How will attendance numbers fare this upcoming season?
Don't laugh...just hear me out...stop...stop laughing! According to espn.com, the Devils were ranked 23rd in fan attendance 2 consecutive years. While I shrug my shoulders at those numbers, I know fans of other teams laugh at them. Devils fan attendance has been the subject of jokes for rivals and haters of the Devils for years. Save their revenue stream and regular season success the Devils have amounted in the past 15-17 years, it's no new news the Devils have struggled to draw consistent crowds. In the past 10 years, their highest attendance rank was 19th in the early 00's. What makes the matter more disheartening is the Devils fail to sell out even with a new arena in a part of Newark that the city's mayor says is gradually improving in quality. As far as describing the Devil's fan base, I like to borrow the slogan from the Marine commercials. We're the few, the proud, the fans of the New Jersey Devils, a small, concentrated, but considerably content and somewhat avid assembly of hockey fans that support a successful franchise. Based on what I've seen and heard, the Devils home games have had roller coaster turnouts. Some games, there seem to be 15,000-16,000 fans in attendance (maybe that's pushing it), while on some nights, the arena barely looks half full. You'll see the occasional sellout, but it's surely nothing to brag about (In some sellout cases, more fans from the other team show up than our own fans).
I bring up attendance and hope of seeing an increase in the crowds at the Prudential Center for 2 reasons. First, from this past season to 2007-2008, there is evidence of an attendance increase. According to espn.com, the Devils averaged 15,564 in 07-08, which slightly increased to 15,790 by a whopping 1.43% (stop laughing). This recent season, the Devils had 11 sellouts, compared to the 7 or 8 during the first year the Devils played in the Prudential Center, it's an improvement. Nothing to gloat about, but its better than the Devils entertaining a half full arena 41 times a year.

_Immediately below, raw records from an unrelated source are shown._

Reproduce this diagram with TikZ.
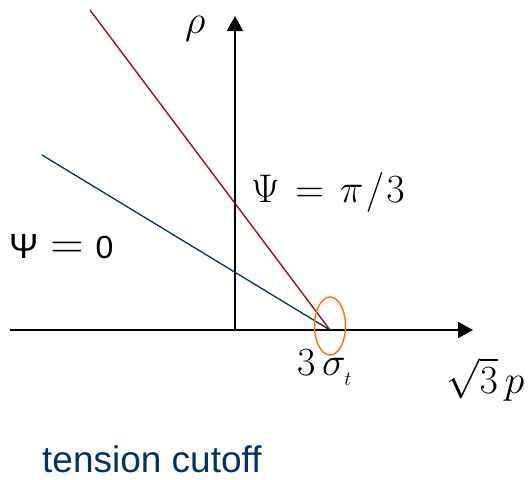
\documentclass[tikz,border=0pt]{standalone}
\usepackage{fix-cm}
\usepackage{fontspec}
\setmainfont{Liberation Sans}
\usetikzlibrary{arrows.meta,shapes.geometric}
\definecolor{redline}{RGB}{160,0,0}
\definecolor{blueline}{RGB}{0,51,102}
\definecolor{orangec}{RGB}{255,120,0}
\begin{document}
\begin{tikzpicture}[x=1pt,y=-1pt,
  axis/.style={line width=1.6pt,-{Triangle[length=15pt,width=16pt]}},
  lbl/.style={inner sep=0pt,anchor=base west}]
\useasboundingbox (0,0) rectangle (531,480);
\coordinate (o) at (235,330);
\coordinate (xs) at (10,330);
\coordinate (xe) at (473,330);
\coordinate (ye) at (235,16);
\coordinate (c) at (330,330);
\coordinate (r0) at (90,10);
\coordinate (b0) at (42,155);
\draw[axis] (xs) -- (xe);
\draw[axis] (o) -- (ye);
\draw[redline,line width=1.3pt] (r0) -- (c);
\draw[blueline,line width=1.3pt] (b0) -- (c);
\node[draw=orangec,line width=1.5pt,ellipse,minimum width=31pt,minimum height=58pt,inner sep=0pt] (ell) at (330,326) {};
\node[lbl] (rho) at (185,33) {\fontsize{40}{40}\selectfont$\rho$};
\node[lbl] (psi0) at (9,258) {\fontsize{35}{35}\selectfont Ψ\hspace{12pt}{\fontsize{46}{46}\selectfont$=$}\hspace{12pt}{\fontsize{32}{32}\selectfont 0}};
\node[lbl] (psipi) at (251,202) {\fontsize{40}{40}\selectfont$\Psi\mskip2mu=\mskip2mu\pi\mskip1mu/\mskip1mu3$};
\node[lbl] (sig) at (297,375) {\fontsize{40}{40}\selectfont$3\,\sigma_{_t}$};
\node[lbl] (sp) at (446,393) {\fontsize{40}{40}\selectfont$\sqrt{3}\,p$};
\node[lbl,text=blueline] (tc) at (42,472) {\fontsize{37}{37}\selectfont tension cutoff};
\end{tikzpicture}
\end{document}
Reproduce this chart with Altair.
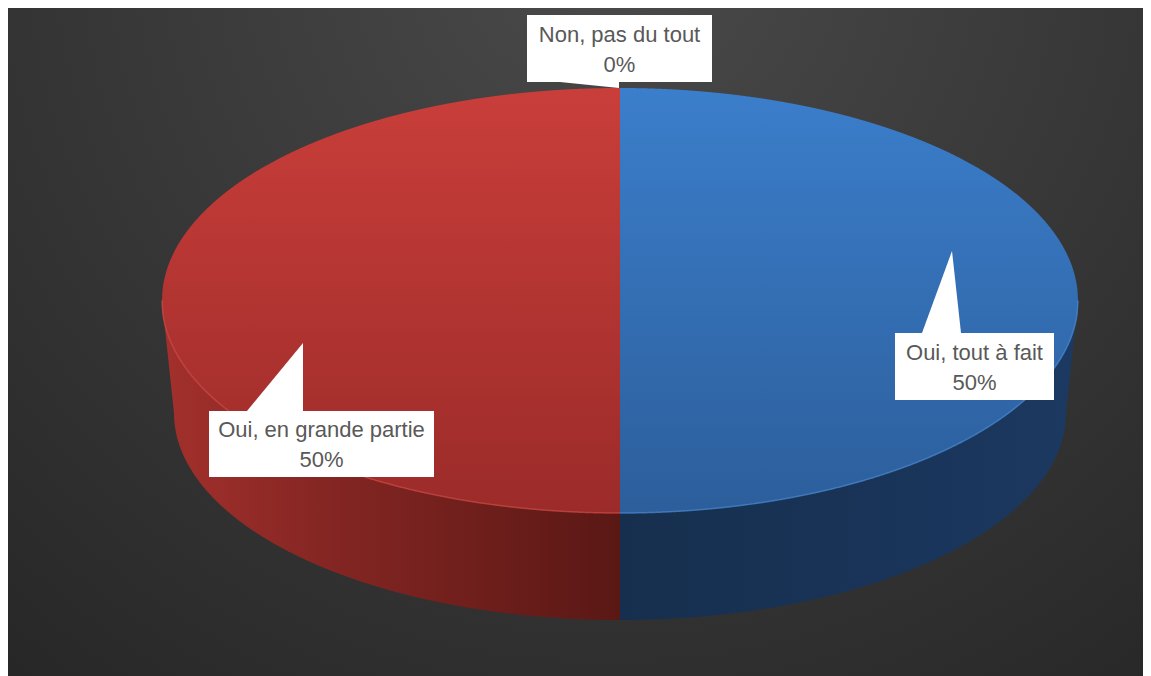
import math
import altair as alt
import pandas as pd

# ---------------- data ----------------
categories = ["Oui, tout à fait", "Oui, en grande partie", "Non, pas du tout"]
values = [50, 50, 0]
percent_labels = ["50%", "50%", "0%"]

# ---------------- layout (pixels of the page) ----------------
W, H = 1135, 668
X0, Y0 = 8, 8
CX, CY, A, B = 620, 300.5, 458, 212.5      # top ellipse
A2, B2, CY2 = 446, 207, 413                # bottom ellipse (perspective)

label_cx = [974.5, 321.5, 619.5]
label_cy = [366.5, 444.0, 48.5]
label_w = [159, 225, 185]
label_h = [67, 66, 67]
tip_x = [952, 303, 619]
tip_y = [251, 343, 88]
base_x1 = [922, 247, 560]
base_x2 = [961, 303, 619]
base_y = [333, 411, 82]

FONT = "Liberation Sans"
TEXT_COLOR = "#595959"
FONT_SIZE = 22

xs = alt.Scale(domain=[X0, X0 + W], nice=False, zero=False)
ys = alt.Scale(domain=[Y0, Y0 + H], nice=False, zero=False, reverse=True)

total = sum(values)
split_x = CX + A * math.sin(2 * math.pi * values[0] / total)
ranges = {categories[0]: (split_x, CX + A), categories[1]: (CX - A, split_x)}


def grad_v(c0, c1):
    return alt.LinearGradient(gradient="linear", x1=0, x2=0, y1=0, y2=1,
                              stops=[alt.GradientStop(color=c0, offset=0),
                                     alt.GradientStop(color=c1, offset=1)])


def grad_h(stops):
    return alt.LinearGradient(gradient="linear", x1=0, x2=1, y1=0, y2=0,
                              stops=[alt.GradientStop(color=c, offset=o) for o, c in stops])


sqrt_u = "sqrt(max(0, 1 - datum.u*datum.u))"
top_upper = f"{CY} - {B}*{sqrt_u}"
top_lower = f"{CY} + {B}*{sqrt_u}"
side_lower = (f"abs(datum.x-{CX}) <= {A2} ? {CY2} + {B2}*sqrt(max(0, 1 - pow((datum.x-{CX})/{A2},2)))"
              f" : {CY} + ({A} - abs(datum.x-{CX}))/({A}-{A2})*({CY2}-{CY})")


def face(x_from, x_to, y_expr, y2_expr, color):
    return alt.Chart(alt.sequence(0, 1.0005, 0.001, as_="t")).transform_calculate(
        x=f"{x_from} + datum.t*({x_to - x_from})"
    ).transform_calculate(
        u=f"(datum.x - {CX})/{A}"
    ).transform_calculate(
        y=y_expr, y2=y2_expr
    ).mark_area(color=color).encode(
        x=alt.X("x:Q", scale=xs, axis=None),
        y=alt.Y("y:Q", scale=ys, axis=None, stack=None),
        y2="y2:Q",
    )


def rim(x_from, x_to, color):
    return alt.Chart(alt.sequence(0, 1.0005, 0.002, as_="t")).transform_calculate(
        x=f"{x_from} + datum.t*({x_to - x_from})"
    ).transform_calculate(
        u=f"(datum.x - {CX})/{A}"
    ).transform_calculate(
        y=top_lower
    ).mark_line(color=color, strokeWidth=1.5, opacity=0.7).encode(
        x=alt.X("x:Q", scale=xs, axis=None),
        y=alt.Y("y:Q", scale=ys, axis=None),
    )


bg = alt.Chart(pd.DataFrame({"k": [0]})).mark_rect(
    color=alt.RadialGradient(gradient="radial", x1=0.53, y1=0.15, r1=0, x2=0.53, y2=0.15, r2=0.85,
                             stops=[alt.GradientStop(color="#4a4a4a", offset=0),
                                    alt.GradientStop(color="#262626", offset=1)])
).encode(x=alt.value(0), x2=alt.value(W), y=alt.value(0), y2=alt.value(H))

bx0, bx1 = ranges[categories[0]]
rx0, rx1 = ranges[categories[1]]

red_side = face(rx0, rx1, top_lower, side_lower,
                grad_h([(0, "#a3302c"), (0.35, "#852623"), (1, "#5a1815")]))
blue_side = face(bx0, bx1, top_lower, side_lower,
                 grad_h([(0, "#162f4e"), (0.7, "#1a355b"), (1, "#1c3961")]))
red_top = face(rx0, rx1, top_upper, top_lower, grad_v("#c93e3a", "#9b2b29"))
blue_top = face(bx0, bx1, top_upper, top_lower, grad_v("#3b7ecb", "#2c5e9b"))
red_rim = rim(rx0, rx1, "#d24a45")
blue_rim = rim(bx0, bx1, "#4a8ad4")

# labels
lab = pd.DataFrame({
    "cat": categories, "pct": percent_labels,
    "cx": label_cx, "cy": label_cy, "w": label_w, "h": label_h,
})
boxes = alt.Chart(lab).transform_calculate(
    x1="datum.cx - datum.w/2", x2="datum.cx + datum.w/2",
    y1="datum.cy - datum.h/2", y2="datum.cy + datum.h/2",
).mark_rect(color="white").encode(
    x=alt.X("x1:Q", scale=xs, axis=None), x2="x2:Q",
    y=alt.Y("y1:Q", scale=ys, axis=None), y2="y2:Q",
)

tri_layers = []
for i in range(len(categories)):
    df = pd.DataFrame({
        "x": [base_x1[i], tip_x[i], base_x2[i]],
        "y": [base_y[i], tip_y[i], base_y[i]],
        "yb": [base_y[i]] * 3,
    })
    tri_layers.append(
        alt.Chart(df).mark_area(color="white").encode(
            x=alt.X("x:Q", scale=xs, axis=None),
            y=alt.Y("y:Q", scale=ys, axis=None, stack=None),
            y2="yb:Q",
        )
    )

line1 = alt.Chart(lab).transform_calculate(ty="datum.cy - 14").mark_text(
    font=FONT, fontSize=FONT_SIZE, color=TEXT_COLOR, baseline="middle", align="center"
).encode(x=alt.X("cx:Q", scale=xs, axis=None), y=alt.Y("ty:Q", scale=ys, axis=None), text="cat:N")
line2 = alt.Chart(lab).transform_calculate(ty="datum.cy + 16").mark_text(
    font=FONT, fontSize=FONT_SIZE, color=TEXT_COLOR, baseline="middle", align="center"
).encode(x=alt.X("cx:Q", scale=xs, axis=None), y=alt.Y("ty:Q", scale=ys, axis=None), text="pct:N")

chart = alt.layer(
    bg, red_side, blue_side, red_top, blue_top, red_rim, blue_rim, *tri_layers, boxes, line1, line2
).properties(
    width=W, height=H, padding=0, autosize=alt.AutoSizeParams(type="none")
).configure_view(stroke=None)

chart.save("out.html", embed_options={"renderer": "svg", "actions": False})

The second reason is because Lamoriello announced ticket prices are going down for the 2009-2010 season. When the Prudential Center opened, Devils fans complained about the outrageous ticket prices that were some of the highest in the league and probably had the longest range between highest ticket prices and lowest home game turnouts. The fact the Devils finished 23rd in fan attendance 2 years in a row shows their numbers are somewhat consistent compared to their turnouts in the past decade. I don't think they'll sell out every home game, but I'm hoping lowering ticket prices, combined with the slight increase in sellouts and average turnouts at least raises the Devils a few notches as far as fan attendance is concerned. With the success New Jersey has amounted over the years they're more deserving of a more dedicated fan base. One could argue the Devils are in a competitive marketing area and the support they have is amazing enough, but if they do have fans, there's no excuse as to why they aren't showing up and filling up the seats of their new arena.